Directive
Only the lines from the start of the data through the line containing "from matplotlib.ticker import" should be written out, exactly as they are, with both ends included and the pictures left out.
+++
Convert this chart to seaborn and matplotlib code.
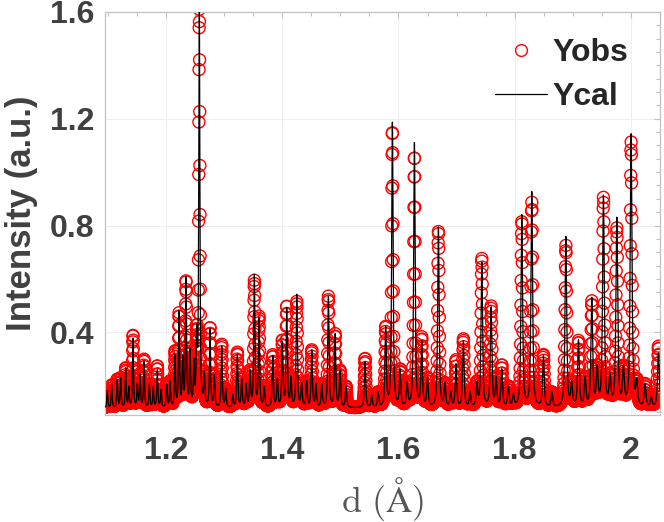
import numpy as np
import pandas as pd
import matplotlib
matplotlib.use("Agg")
import matplotlib.pyplot as plt
import seaborn as sns
from matplotlib.lines import Line2D
from matplotlib.ticker import MultipleLocator, FixedLocator, FixedFormatter

# ---- data (peak positions in d, peak tops) ----
peak_d = [1.099, 1.1065, 1.116, 1.122, 1.1306, 1.136, 1.1432, 1.1506, 1.1553, 1.1621,
          1.1713, 1.178, 1.185, 1.1914, 1.2012, 1.207, 1.2155, 1.2224, 1.2287, 1.2344,
          1.2413, 1.248, 1.2528, 1.2573, 1.2659, 1.2757, 1.2831, 1.2959, 1.3028, 1.315,
          1.3227, 1.3303, 1.338, 1.3446, 1.352, 1.360, 1.369, 1.3837, 1.3916, 1.4002,
          1.4077, 1.415, 1.425, 1.4335, 1.442, 1.4508, 1.458, 1.468, 1.4794, 1.491,
          1.4995, 1.5098, 1.5425, 1.554, 1.565, 1.578, 1.5895, 1.6028, 1.615, 1.6274,
          1.640, 1.650, 1.6687, 1.680, 1.690, 1.699, 1.7117, 1.7232, 1.735, 1.7434,
          1.7594, 1.768, 1.7778, 1.789, 1.7977, 1.8122, 1.8294, 1.8494, 1.864, 1.888,
          1.898, 1.9097, 1.9212, 1.9327, 1.942, 1.9527, 1.964, 1.9757, 1.987, 2.0003,
          2.010, 2.0244, 2.035, 2.0473]
peak_calc = [0.18, 0.20, 0.22, 0.225, 0.262, 0.19, 0.375, 0.20, 0.237, 0.287,
             0.20, 0.19, 0.256, 0.18, 0.20, 0.21, 0.306, 0.468, 0.29, 0.596,
             0.32, 0.27, 0.357, 1.63, 0.231, 0.406, 0.231, 0.343, 0.181, 0.16,
             0.312, 0.219, 0.20, 0.245, 0.608, 0.444, 0.19, 0.306, 0.22, 0.356,
             0.485, 0.22, 0.537, 0.20, 0.21, 0.328, 0.20, 0.20, 0.53, 0.387,
             0.25, 0.194, 0.287, 0.16, 0.17, 0.41, 1.19, 0.25, 0.20, 1.114,
             0.356, 0.22, 0.793, 0.20, 0.17, 0.275, 0.362, 0.17, 0.20, 0.657,
             0.487, 0.22, 0.256, 0.19, 0.16, 0.837, 0.92, 0.306, 0.17, 0.753,
             0.20, 0.362, 0.22, 0.518, 0.25, 0.903, 0.22, 0.82, 0.25, 1.136,
             0.20, 0.20, 0.15, 0.319]
peak_obs = [0.18, 0.20, 0.22, 0.225, 0.262, 0.19, 0.385, 0.20, 0.237, 0.294,
            0.20, 0.19, 0.27, 0.18, 0.20, 0.21, 0.32, 0.46, 0.29, 0.58,
            0.32, 0.27, 0.357, 1.594, 0.231, 0.41, 0.231, 0.35, 0.181, 0.16,
            0.32, 0.219, 0.20, 0.245, 0.585, 0.45, 0.19, 0.31, 0.22, 0.36,
            0.49, 0.22, 0.51, 0.20, 0.21, 0.328, 0.20, 0.20, 0.53, 0.387,
            0.25, 0.194, 0.30, 0.16, 0.17, 0.41, 1.15, 0.25, 0.20, 1.055,
            0.37, 0.22, 0.776, 0.20, 0.17, 0.29, 0.37, 0.17, 0.20, 0.671,
            0.49, 0.22, 0.27, 0.19, 0.16, 0.81, 0.88, 0.31, 0.17, 0.72,
            0.20, 0.36, 0.22, 0.505, 0.25, 0.895, 0.22, 0.78, 0.25, 1.105,
            0.20, 0.20, 0.15, 0.345]
background = 0.115
d_range = (1.095, 2.05)
n_points = 3300
rel_fwhm = 0.0018
eta = 0.7

x_ticks = [1.2, 1.4, 1.6, 1.8, 2.0]
x_ticklabels = ["1.2", "1.4", "1.6", "1.8", "2"]
y_ticks = [0.4, 0.8, 1.2, 1.6]
y_ticklabels = ["0.4", "0.8", "1.2", "1.6"]

# ---- pattern built from the read peak list (pseudo-Voigt peaks) ----
d = np.geomspace(d_range[0], d_range[1], n_points)


def pattern(tops):
    y = np.full_like(d, background)
    for c, top in zip(peak_d, tops):
        hw = rel_fwhm * c / 2.0
        u = (d - c) / hw
        shape = eta / (1.0 + u ** 2) + (1 - eta) * np.exp(-np.log(2) * u ** 2)
        y += (top - background) * shape
    return y


df = pd.DataFrame({"d": d, "Yobs": pattern(peak_obs), "Ycal": pattern(peak_calc)})

# ---- figure ----
sns.set_style("white")
plt.rcParams["font.family"] = ["Liberation Sans", "DejaVu Sans"]
plt.rcParams["mathtext.fontset"] = "cm"

fig = plt.figure(figsize=(6.64, 5.22), dpi=100)
ax = fig.add_axes([105 / 664, 1 - 415 / 522, 555 / 664, 403 / 522])

sns.scatterplot(data=df, x="d", y="Yobs", ax=ax, marker="o", s=74,
                facecolor="none", edgecolor="red", linewidth=1.0, zorder=2,
                legend=False)
sns.lineplot(data=df, x="d", y="Ycal", ax=ax, color="black", linewidth=0.9,
             zorder=3, legend=False)

ax.set_xlim(d_range)
ax.set_ylim(0.09, 1.6)

ax.xaxis.set_major_locator(FixedLocator(x_ticks))
ax.xaxis.set_major_formatter(FixedFormatter(x_ticklabels))
ax.yaxis.set_major_locator(FixedLocator(y_ticks))
ax.yaxis.set_major_formatter(FixedFormatter(y_ticklabels))
ax.xaxis.set_minor_locator(MultipleLocator(0.05))
ax.yaxis.set_minor_locator(MultipleLocator(0.05))

spine_col = "#c2c2c2"
for s in ax.spines.values():
    s.set_color(spine_col)
    s.set_linewidth(0.9)
ax.tick_params(which="both", direction="in", top=True, right=True,
               color=spine_col, width=0.8)
ax.tick_params(which="major", length=4.5)
ax.tick_params(which="minor", length=3)
ax.tick_params(axis="x", which="major", pad=15, labelsize=23, labelcolor="#404040")
ax.tick_params(axis="y", which="major", pad=8, labelsize=23, labelcolor="#404040")
for lab in ax.get_xticklabels() + ax.get_yticklabels():
    lab.set_fontweight("bold")

ax.grid(True, which="major", color="#efefef", linewidth=0.8)
ax.set_axisbelow(True)

ax.set_ylabel("Intensity (a.u.)", fontsize=25, fontweight="bold", color="#404040")
ax.yaxis.set_label_coords(-0.121, 0.5)
ax.set_xlabel(r"$\mathrm{d\ (\AA)}$", fontsize=26, color="#555555")
ax.xaxis.set_label_coords(0.5, -0.15)

handles = [Line2D([], [], marker="o", ls="none", mfc="none", mec="red", ms=8.5, mew=1.0),
           Line2D([], [], color="black", lw=0.9)]
leg = ax.legend(handles, ["Yobs", "Ycal"], loc="upper right",
                bbox_to_anchor=(628 / 664, 1 - 38 / 522), bbox_transform=fig.transFigure,
                frameon=False, borderpad=0, borderaxespad=0, handlelength=1.65,
                handletextpad=0.15, labelspacing=0.45,
                prop={"family": "Liberation Sans", "weight": "bold", "size": 23})

fig.savefig("out.png", dpi=100)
+++
Task answer
Convert this chart to seaborn and matplotlib code.
import numpy as np
import pandas as pd
import matplotlib
matplotlib.use("Agg")
import matplotlib.pyplot as plt
import seaborn as sns
from matplotlib.lines import Line2D
from matplotlib.ticker import MultipleLocator, FixedLocator, FixedFormatter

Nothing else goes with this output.